TE-derived enhancers have been implicated in a variety of biological processes, from embryonic development to the adaptive immune response. They have also been linked to disease when their regulatory functions are dysregulated. Despite their importance, our understanding of TE-derived enhancers is still in its infancy. This is partly due to the sheer diversity and abundance of TEs in the human genome, as well as their complex interactions with the surrounding genomic landscape.
Deep learning, a subset of machine learning, has emerged as a powerful tool for analyzing large and complex biological datasets. Deep learning models, such as Convolutional Neural Networks (CNNs) and Recurrent Neural Networks (RNNs), have been successfully applied to predict enhancers based on DNA sequence alone. However, most of these studies have focused on generic enhancers, without considering their origin.
The application of deep learning to the study of TE-derived enhancers represents a promising avenue for future research. By training models on datasets of known TE-derived enhancers, we can begin to unravel the sequence features that distinguish these elements from other parts of the genome. Furthermore, by including all TE subclasses in our analyses, we can gain a more comprehensive understanding of the diverse roles of TEs in gene regulation.

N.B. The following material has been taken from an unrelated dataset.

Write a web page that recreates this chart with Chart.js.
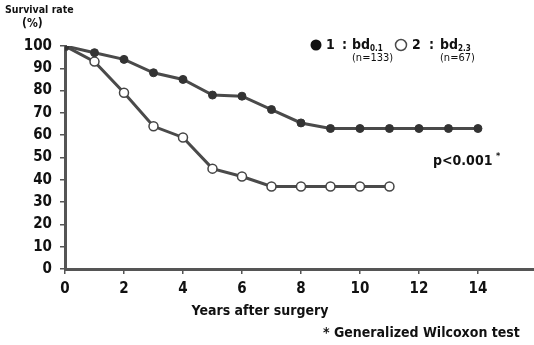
<!DOCTYPE html>
<html>
<head>
<meta charset="utf-8">
<script src="https://cdn.jsdelivr.net/npm/chart.js@4"></script>
<style>
    html, body { margin: 0; padding: 0; background: #fff; }
    #wrap { position: relative; width: 534px; height: 345px; }
</style>
</head>
<body>
<div id="wrap"><canvas id="survivalChart" width="534" height="345"></canvas></div>
<script>
// 数据
const years1 = [0, 1, 2, 3, 4, 5, 6, 7, 8, 9, 10, 11, 12, 13, 14];
const rate1 = [100, 97, 94, 88, 85, 78, 77.5, 71.5, 65.5, 63, 63, 63, 63, 63, 63];
const years2 = [0, 1, 2, 3, 4, 5, 6, 7, 8, 9, 10, 11];
const rate2 = [100, 93, 79, 64, 59, 45, 41.5, 37, 37, 37, 37, 37];
const xTicks = [0, 2, 4, 6, 8, 10, 12, 14];
const yTicks = [0, 10, 20, 30, 40, 50, 60, 70, 80, 90, 100];

const FONT = "'Liberation Sans Narrow', 'DejaVu Sans Condensed', 'Liberation Sans', sans-serif";
const INK = '#111';
const LINE = '#4a4a4a';

function toPoints(xs, ys) {
    return xs.map((x, i) => ({ x: x, y: ys[i] }));
}

// 图上的文字
const annotations = {
    id: 'annotations',
    afterDraw(chart) {
        const ctx = chart.ctx;
        ctx.save();
        ctx.fillStyle = INK;
        ctx.textBaseline = 'middle';

        // 纵轴标题
        ctx.textAlign = 'left';
        ctx.font = 'bold 10.5px ' + FONT;
        ctx.fillText('Survival rate', 5, 10);
        ctx.font = 'bold 12px ' + FONT;
        ctx.fillText('(%)', 22, 24);

        // 图例
        ctx.strokeStyle = LINE;
        ctx.lineWidth = 1.5;
        ctx.beginPath();
        ctx.arc(316, 45, 5.5, 0, Math.PI * 2);
        ctx.fillStyle = '#111';
        ctx.fill();
        ctx.beginPath();
        ctx.arc(401, 45, 5.5, 0, Math.PI * 2);
        ctx.fillStyle = '#fff';
        ctx.fill();
        ctx.stroke();

        ctx.fillStyle = INK;
        ctx.font = 'bold 14px ' + FONT;
        ctx.fillText('1', 326, 45);
        ctx.fillText(':', 342, 45);
        ctx.fillText('bd', 352, 45);
        ctx.fillText('2', 412, 45);
        ctx.fillText(':', 429, 45);
        ctx.fillText('bd', 440, 45);
        ctx.font = 'bold 8px ' + FONT;
        ctx.fillText('0.1', 370, 49);
        ctx.fillText('2.3', 458, 49);
        ctx.font = '11px ' + FONT;
        ctx.fillText('(n=133)', 352, 58);
        ctx.fillText('(n=67)', 440, 58);

        // p 值
        ctx.font = 'bold 14px ' + FONT;
        ctx.fillText('p<0.001', 433, 161);
        ctx.font = 'bold 9px ' + FONT;
        ctx.fillText('*', 496, 157);

        // 横轴标题
        ctx.textAlign = 'center';
        ctx.font = 'bold 14px ' + FONT;
        ctx.fillText('Years after surgery', 260, 311);

        ctx.textAlign = 'left';
        ctx.font = 'bold 14px ' + FONT;
        ctx.fillText('* Generalized Wilcoxon test', 323, 333);
        ctx.restore();
    }
};

new Chart(document.getElementById('survivalChart'), {
    type: 'line',
    data: {
        datasets: [{
            label: '1',
            data: toPoints(years1, rate1),
            borderColor: LINE,
            borderWidth: 3,
            pointRadius: 4,
            pointBackgroundColor: '#333',
            pointBorderColor: '#333',
            pointBorderWidth: 1,
            tension: 0
        }, {
            label: '2',
            data: toPoints(years2, rate2),
            borderColor: LINE,
            borderWidth: 3,
            pointRadius: 4.5,
            pointBackgroundColor: '#fff',
            pointBorderColor: '#444',
            pointBorderWidth: 1.5,
            tension: 0
        }]
    },
    options: {
        responsive: false,
        animation: false,
        layout: { autoPadding: false, padding: { top: 46, right: 0, left: 0, bottom: 0 } },
        plugins: {
            legend: { display: false },
            tooltip: { enabled: false }
        },
        scales: {
            x: {
                type: 'linear',
                min: 0,
                max: 15.9,
                afterFit(scale) { scale.height = 76; scale.paddingRight = 0; },
                afterBuildTicks(scale) { scale.ticks = xTicks.map(v => ({ value: v })); },
                border: { color: '#555', width: 3 },
                grid: { drawOnChartArea: false, drawTicks: true, tickLength: 5, color: '#555', lineWidth: 1.5 },
                ticks: {
                    color: INK,
                    padding: 6,
                    font: { family: FONT, size: 15, weight: 'bold' }
                }
            },
            y: {
                min: 0,
                max: 100,
                afterFit(scale) { scale.width = 65; scale.paddingTop = 0; },
                afterBuildTicks(scale) { scale.ticks = yTicks.map(v => ({ value: v })); },
                border: { color: '#555', width: 3 },
                grid: { drawOnChartArea: false, drawTicks: true, tickLength: 5, color: '#555', lineWidth: 1.5 },
                ticks: {
                    color: INK,
                    padding: 8,
                    font: { family: FONT, size: 15, weight: 'bold' }
                }
            }
        }
    },
    plugins: [annotations]
});
</script>
</body>
</html>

In conclusion, the intersection of TE biology and deep learning offers exciting opportunities for advancing our understanding of genome regulation. The characterization of TE-derived enhancers using deep learning not only has the potential to shed light on the functional importance of TEs but also to provide new insights into the genomic basis of human disease.
This project involves the use of a 1D Convolutional Neural Network (CNN) to distinguish between enhancer and non-enhancer sequences derived from transposable elements (TEs) in the human genome. The model is trained on experimentally derived enhancer sequences and transposon-derived sequences, which are preprocessed and one-hot encoded for input into the model.
The 1D CNN model architecture includes two convolutional layers, each followed by a max pooling layer, and a global max pooling layer. This is followed by a dense layer, a dropout layer for regularization, and a final dense layer with a sigmoid activation function for binary classification. The model is compiled with the Adam optimizer and binary cross-entropy loss function, suitable for the binary classification task.
The model is trained using a generator function to handle the large dataset, which yields batches of padded sequences and corresponding labels. The model is trained for 50 epochs, and the trained model is saved for later use.
The saved model is then loaded and used to predict the class (enhancer or non-enhancer) of unknown transposon sequences. The model outputs the probability of each sequence being an enhancer, and these probabilities are saved to a text file. Sequences are classified as enhancers if the predicted probability is greater than a specified threshold (0.5 in this case).
Finally, the sequences are ranked based on their predicted probabilities, and the top N sequences are selected as strong and weak enhancers. This information can be used to further investigate the role of specific TEs in gene regulation.
This project demonstrates the potential of deep learning, specifically 1D CNNs, in genomic research and the study of transposable elements.